Accused killer Markeith Loyd to undergo mental evaluation

Loyd accused of killing Sade Dixon, OPD Lt. Debra Clayton

ORLANDO, Fla. – After a rambling court appearance Tuesday, a judge has agreed to a allow accused killer Markeith Loyd to undergo a mental evaluation.

Attorneys for Loyd, who is accused of killing his pregnant ex-girlfriend and an Orlando police lieutenant, were in court Tuesday asking that Loyd's separate murder trials be combined, according to a motion filed Aug. 2 with the Ninth Judicial Circuit Court.

Currently, Markeith Loyd is set to have separate murder trials in the deaths of Sade Dixon and Orlando police Lt. Debra Clayton. The trial connected with Dixon's death is scheduled to begin in September. Loyd's second trial is scheduled for May 2020.

Loyd faces the death penalty if convicted on either first-degree murder charge.

However on Tuesday, before Judge Leticia J. Marques could address the motions, the defense asked for a competency hearing for Loyd.
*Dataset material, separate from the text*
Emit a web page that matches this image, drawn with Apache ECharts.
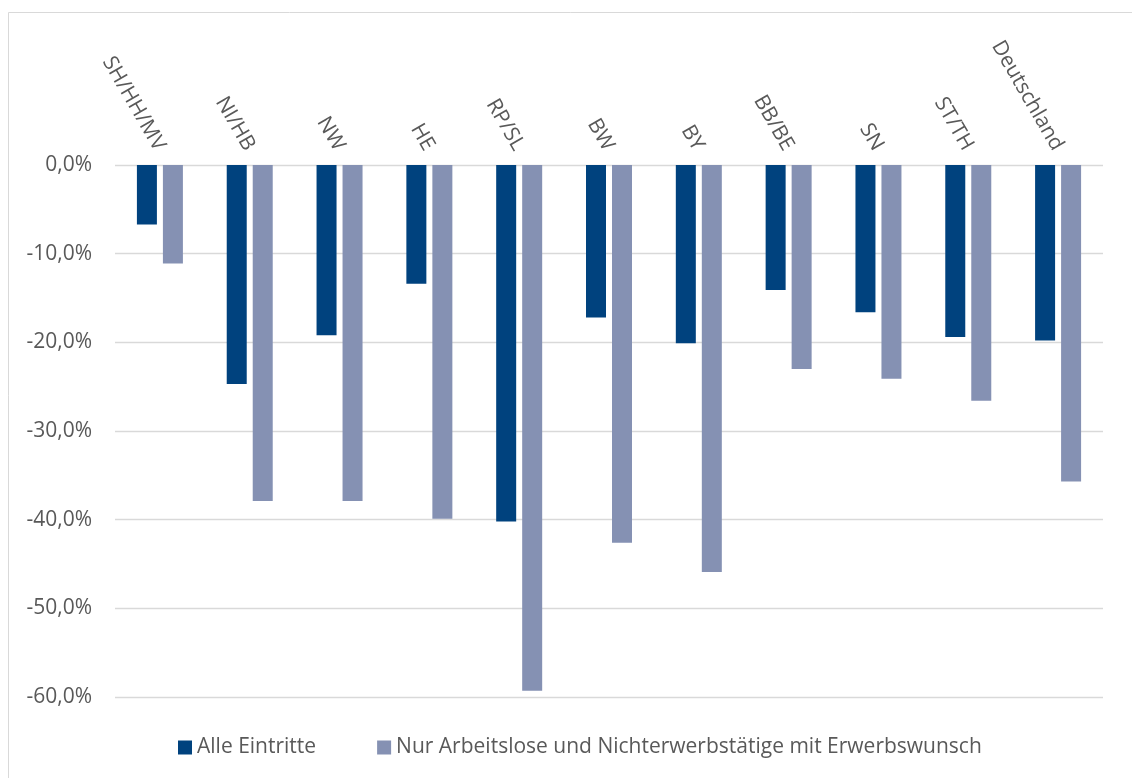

Marques granted a competency evaluation for Loyd Tuesday after he began the hearing by speaking nonstop for about 20 minutes to the court claiming his innocence.

Loyd repeatedly said in court Tuesday he tried to turn himself into authorities on two occasions before he was caught in January 2018 after more than a month on the run.

Loyd was permanently injured during his capture by Orlando police. He lost the sight in one eye and wears an eye patch. The use-of-force was justified, according to State Attorney Phil Archer, who cited the Florida's "stand your ground" law.

Loyd will be evaluated by a doctor to determine if he is competent to stand trial and then the judge will rule on the three motions filed Aug. 2 by Loyd's attorney, Terry Lenamon, who specializes in death penalty defense.

[TIMELINE: How the hunt and capture of Markeith Loyd unfolded]

Earlier this month, Marques ruled the state can introduce evidence and witnesses that establish the gun used in the shooting of Dixon and Clayton is the same gun and that Loyd was in possession of the gun when arrested. However, Marques ruled that the state will not be permitted to introduce that Clayton died as a result of being shot.

"The fact that defendant shot Debra Clayton to avoid arrest for Ms. Dixon’s shooting and then ran is all the State needs to establish," according to the judge's decision.

A motion filed the afternoon of Aug. 2 by Loyd's defense attorney asks the court to consolidate both cases. Loyd's attorneys say that because evidence will be presented in the first trial to show that Loyd allegedly shot Clayton with the same weapon Dixon was killed with, he would have to defend against Clayton's homicide twice, according to the motion, because the lieutenant's death was widely reported in the news media.

The second motion asked the judge to strike testimony given recently during the hearing to establish whether the state can present evidence during Dixon's murder trial about Clayton's shooting.

A witness who said they saw Loyd shoot Clayton testified at the hearing before the court's ruling. After their testimony, Lenamon wrote in the motion that he discovered Facebook posts related to Loyd's arrest, including one that said the state will “have to drop all charges against me and wipe the one felony off my record if they want my testimony” against Loyd.

Other posts said if the witness spoke to detectives they would help the witness with his own criminal case "because I’m helping them so much ... but it also makes me a marked man around the area I work in cuz [Loyd] has a lot of pull in that area.”

Lenamon wrote in the motion, that the "Facebook posts seriously undermine the veracity (of his) testimony which this Court relied on in determining that the evidence of Sgt. Clayton’s shooting should be admitted as evidence of Defendant’s consciousness of guilt."

The third motion asks the court to move Loyd's September trial date for the charges related to Dixon's death to April 2020.